Make an exact copy of the data below, leaving out every picture.

◆ ◆ ◆ ◆ ◆

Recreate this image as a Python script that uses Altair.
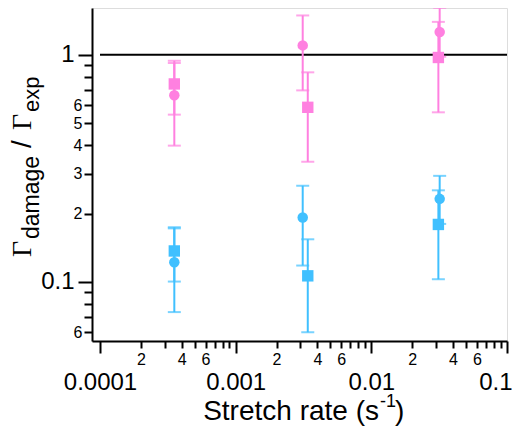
import altair as alt
import pandas as pd

# ---- data ----
rate_circle = [3.53e-4, 3.12e-3, 0.0319]
rate_square = [3.53e-4, 3.40e-3, 0.0312]

pink_circle = [0.663, 1.10, 1.26]
pink_circle_lo = [0.545, 0.697, 0.98]
pink_circle_hi = [0.92, 1.49, 1.61]
pink_square = [0.744, 0.587, 0.973]
pink_square_lo = [0.398, 0.338, 0.558]
pink_square_hi = [0.941, 0.837, 1.396]

blue_circle = [0.122, 0.192, 0.232]
blue_circle_lo = [0.1003, 0.118, 0.18]
blue_circle_hi = [0.172, 0.265, 0.293]
blue_square = [0.1368, 0.1063, 0.179]
blue_square_lo = [0.0736, 0.060, 0.1027]
blue_square_hi = [0.174, 0.154, 0.253]

x_ticks = [m * 10.0 ** e for e in (-4, -3, -2) for m in range(1, 10)] + [0.1]
y_ticks = [0.06, 0.07, 0.08, 0.09, 0.1, 0.2, 0.3, 0.4, 0.5, 0.6, 0.7, 0.8, 0.9, 1.0]
ref_line_x = [1e-4, 0.1]
ref_line_y = [1.0]

PINK = "#FF80E0"
BLUE = "#40C0FF"

rows = []
for color, shape, xs, v, lo, hi in [
    (PINK, "circle", rate_circle, pink_circle, pink_circle_lo, pink_circle_hi),
    (PINK, "square", rate_square, pink_square, pink_square_lo, pink_square_hi),
    (BLUE, "circle", rate_circle, blue_circle, blue_circle_lo, blue_circle_hi),
    (BLUE, "square", rate_square, blue_square, blue_square_lo, blue_square_hi),
]:
    for x, a, b, c in zip(xs, v, lo, hi):
        rows.append({"color": color, "shape": shape, "rate": x, "val": a, "lo": b, "hi": c})
df = pd.DataFrame(rows)

XD = [8.73e-5, 0.1]
YD = [0.0549, 1.607]

major_test = "abs(log(datum.value)/LN10 - round(log(datum.value)/LN10)) < 0.001"
mant = "round(datum.value / pow(10, floor(log(datum.value)/LN10 + 1e-9)))"

x_label_expr = (
    f"({major_test}) ? format(datum.value, '~g') : "
    f"(({mant}) == 2 || ({mant}) == 4 || ({mant}) == 6 ? '' + ({mant}) : '')"
)
y_label_expr = (
    f"({major_test}) ? format(datum.value, '~g') : "
    f"(({mant}) <= 6 ? '' + ({mant}) : '')"
)

x_axis = alt.Axis(
    values=x_ticks, labelExpr=x_label_expr, title=None, grid=False,
    labelFont="Liberation Sans", labelColor="black",
    labelFontSize={"condition": {"test": major_test, "value": 24}, "value": 16},
    tickSize={"condition": {"test": major_test, "value": 12}, "value": 7},
    labelPadding={"condition": {"test": major_test, "value": 17}, "value": 3},
    tickWidth=2, tickColor="black", domainWidth=2, domainColor="black",
    labelFlush=1, labelFlushOffset=5, labelOverlap=False,
)
y_axis = alt.Axis(
    values=y_ticks, labelExpr=y_label_expr, title=None, grid=False,
    labelFont="Liberation Sans", labelColor="black",
    labelFontSize={"condition": {"test": major_test, "value": 24}, "value": 16},
    tickSize={"condition": {"test": major_test, "value": 14}, "value": 8},
    labelPadding={"condition": {"test": major_test, "value": 4}, "value": 2},
    tickWidth=2, tickColor="black", domainWidth=2, domainColor="black",
    labelFlush=False, labelOverlap=False, labelBaseline="middle",
)

xs = alt.Scale(type="log", domain=XD, nice=False)
ys = alt.Scale(type="log", domain=YD, nice=False)

base = alt.Chart(df)

bars = base.mark_rule(strokeWidth=2).encode(
    x=alt.X("rate:Q", scale=xs, axis=x_axis),
    y=alt.Y("lo:Q", scale=ys, axis=y_axis),
    y2="hi:Q",
    color=alt.Color("color:N", scale=None),
)
cap_lo = base.mark_tick(thickness=2, size=13, orient="horizontal").encode(
    x="rate:Q", y="lo:Q", color=alt.Color("color:N", scale=None))
cap_hi = base.mark_tick(thickness=2, size=13, orient="horizontal").encode(
    x="rate:Q", y="hi:Q", color=alt.Color("color:N", scale=None))

circles = base.transform_filter("datum.shape == 'circle'").mark_point(
    shape="circle", filled=True, size=110, opacity=1).encode(
    x="rate:Q", y="val:Q", color=alt.Color("color:N", scale=None))
squares = base.transform_filter("datum.shape == 'square'").mark_point(
    shape="square", filled=True, size=130, opacity=1).encode(
    x="rate:Q", y="val:Q", color=alt.Color("color:N", scale=None))

ref_df = pd.DataFrame({"x1": [ref_line_x[0]], "x2": [ref_line_x[1]], "y": ref_line_y})
ref = alt.Chart(ref_df).mark_rule(color="black", strokeWidth=2).encode(
    x=alt.X("x1:Q", scale=xs), x2="x2:Q", y=alt.Y("y:Q", scale=ys))

one = pd.DataFrame({"a": [0]})


def txt(s, x, y, size, font="Liberation Sans", angle=0, align="left"):
    return alt.Chart(one).mark_text(
        font=font, fontSize=size, angle=angle, align=align,
        baseline="alphabetic", color="black",
    ).encode(x=alt.value(x), y=alt.value(y), text=alt.value(s))


# x title with superscript
xt = [
    txt("Stretch rate (s", 287, 412, 28, align="right"),
    txt("-1", 288, 399, 18),
    txt(")", 303, 412, 28),
]
# y title with subscripts (rotated)
yt = [
    txt("\u0393", -61, 249, 28, font="Liberation Serif", angle=270),
    txt("damage", -53, 231, 23, angle=270),
    txt("/", -61, 140, 28, angle=270),
    txt("\u0393", -61, 122, 28, font="Liberation Serif", angle=270),
    txt("exp", -53, 104, 22, angle=270),
]

chart = alt.layer(ref, bars, cap_lo, cap_hi, squares, circles, *xt, *yt).properties(
    width=415, height=333,
    autosize=alt.AutoSizeParams(type="none"),
    padding={"left": 84, "top": 0, "right": 5, "bottom": 86},
).configure_view(stroke=None).configure(background="white")

chart.save("out.html", embed_options={"renderer": "svg", "actions": False})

◆ ◆ ◆ ◆ ◆

> RESULT OF THIS EXERCISE
Recreate this image as a Python script that uses Altair.
import altair as alt
import pandas as pd

# ---- data ----
rate_circle = [3.53e-4, 3.12e-3, 0.0319]
rate_square = [3.53e-4, 3.40e-3, 0.0312]

pink_circle = [0.663, 1.10, 1.26]
pink_circle_lo = [0.545, 0.697, 0.98]
pink_circle_hi = [0.92, 1.49, 1.61]
pink_square = [0.744, 0.587, 0.973]
pink_square_lo = [0.398, 0.338, 0.558]
pink_square_hi = [0.941, 0.837, 1.396]

blue_circle = [0.122, 0.192, 0.232]
blue_circle_lo = [0.1003, 0.118, 0.18]
blue_circle_hi = [0.172, 0.265, 0.293]
blue_square = [0.1368, 0.1063, 0.179]
blue_square_lo = [0.0736, 0.060, 0.1027]
blue_square_hi = [0.174, 0.154, 0.253]

x_ticks = [m * 10.0 ** e for e in (-4, -3, -2) for m in range(1, 10)] + [0.1]
y_ticks = [0.06, 0.07, 0.08, 0.09, 0.1, 0.2, 0.3, 0.4, 0.5, 0.6, 0.7, 0.8, 0.9, 1.0]
ref_line_x = [1e-4, 0.1]
ref_line_y = [1.0]

PINK = "#FF80E0"
BLUE = "#40C0FF"

rows = []
for color, shape, xs, v, lo, hi in [
    (PINK, "circle", rate_circle, pink_circle, pink_circle_lo, pink_circle_hi),
    (PINK, "square", rate_square, pink_square, pink_square_lo, pink_square_hi),
    (BLUE, "circle", rate_circle, blue_circle, blue_circle_lo, blue_circle_hi),
    (BLUE, "square", rate_square, blue_square, blue_square_lo, blue_square_hi),
]:
    for x, a, b, c in zip(xs, v, lo, hi):
        rows.append({"color": color, "shape": shape, "rate": x, "val": a, "lo": b, "hi": c})
df = pd.DataFrame(rows)

XD = [8.73e-5, 0.1]
YD = [0.0549, 1.607]

major_test = "abs(log(datum.value)/LN10 - round(log(datum.value)/LN10)) < 0.001"
mant = "round(datum.value / pow(10, floor(log(datum.value)/LN10 + 1e-9)))"

x_label_expr = (
    f"({major_test}) ? format(datum.value, '~g') : "
    f"(({mant}) == 2 || ({mant}) == 4 || ({mant}) == 6 ? '' + ({mant}) : '')"
)
y_label_expr = (
    f"({major_test}) ? format(datum.value, '~g') : "
    f"(({mant}) <= 6 ? '' + ({mant}) : '')"
)

x_axis = alt.Axis(
    values=x_ticks, labelExpr=x_label_expr, title=None, grid=False,
    labelFont="Liberation Sans", labelColor="black",
    labelFontSize={"condition": {"test": major_test, "value": 24}, "value": 16},
    tickSize={"condition": {"test": major_test, "value": 12}, "value": 7},
    labelPadding={"condition": {"test": major_test, "value": 17}, "value": 3},
    tickWidth=2, tickColor="black", domainWidth=2, domainColor="black",
    labelFlush=1, labelFlushOffset=5, labelOverlap=False,
)
y_axis = alt.Axis(
    values=y_ticks, labelExpr=y_label_expr, title=None, grid=False,
    labelFont="Liberation Sans", labelColor="black",
    labelFontSize={"condition": {"test": major_test, "value": 24}, "value": 16},
    tickSize={"condition": {"test": major_test, "value": 14}, "value": 8},
    labelPadding={"condition": {"test": major_test, "value": 4}, "value": 2},
    tickWidth=2, tickColor="black", domainWidth=2, domainColor="black",
    labelFlush=False, labelOverlap=False, labelBaseline="middle",
)

xs = alt.Scale(type="log", domain=XD, nice=False)
ys = alt.Scale(type="log", domain=YD, nice=False)

base = alt.Chart(df)

bars = base.mark_rule(strokeWidth=2).encode(
    x=alt.X("rate:Q", scale=xs, axis=x_axis),
    y=alt.Y("lo:Q", scale=ys, axis=y_axis),
    y2="hi:Q",
    color=alt.Color("color:N", scale=None),
)
cap_lo = base.mark_tick(thickness=2, size=13, orient="horizontal").encode(
    x="rate:Q", y="lo:Q", color=alt.Color("color:N", scale=None))
cap_hi = base.mark_tick(thickness=2, size=13, orient="horizontal").encode(
    x="rate:Q", y="hi:Q", color=alt.Color("color:N", scale=None))

circles = base.transform_filter("datum.shape == 'circle'").mark_point(
    shape="circle", filled=True, size=110, opacity=1).encode(
    x="rate:Q", y="val:Q", color=alt.Color("color:N", scale=None))
squares = base.transform_filter("datum.shape == 'square'").mark_point(
    shape="square", filled=True, size=130, opacity=1).encode(
    x="rate:Q", y="val:Q", color=alt.Color("color:N", scale=None))

ref_df = pd.DataFrame({"x1": [ref_line_x[0]], "x2": [ref_line_x[1]], "y": ref_line_y})
ref = alt.Chart(ref_df).mark_rule(color="black", strokeWidth=2).encode(
    x=alt.X("x1:Q", scale=xs), x2="x2:Q", y=alt.Y("y:Q", scale=ys))

one = pd.DataFrame({"a": [0]})


def txt(s, x, y, size, font="Liberation Sans", angle=0, align="left"):
    return alt.Chart(one).mark_text(
        font=font, fontSize=size, angle=angle, align=align,
        baseline="alphabetic", color="black",
    ).encode(x=alt.value(x), y=alt.value(y), text=alt.value(s))


# x title with superscript
xt = [
    txt("Stretch rate (s", 287, 412, 28, align="right"),
    txt("-1", 288, 399, 18),
    txt(")", 303, 412, 28),
]
# y title with subscripts (rotated)
yt = [
    txt("\u0393", -61, 249, 28, font="Liberation Serif", angle=270),
    txt("damage", -53, 231, 23, angle=270),
    txt("/", -61, 140, 28, angle=270),
    txt("\u0393", -61, 122, 28, font="Liberation Serif", angle=270),
    txt("exp", -53, 104, 22, angle=270),
]

chart = alt.layer(ref, bars, cap_lo, cap_hi, squares, circles, *xt, *yt).properties(
    width=415, height=333,
    autosize=alt.AutoSizeParams(type="none"),
    padding={"left": 84, "top": 0, "right": 5, "bottom": 86},
).configure_view(stroke=None).configure(background="white")

chart.save("out.html", embed_options={"renderer": "svg", "actions": False})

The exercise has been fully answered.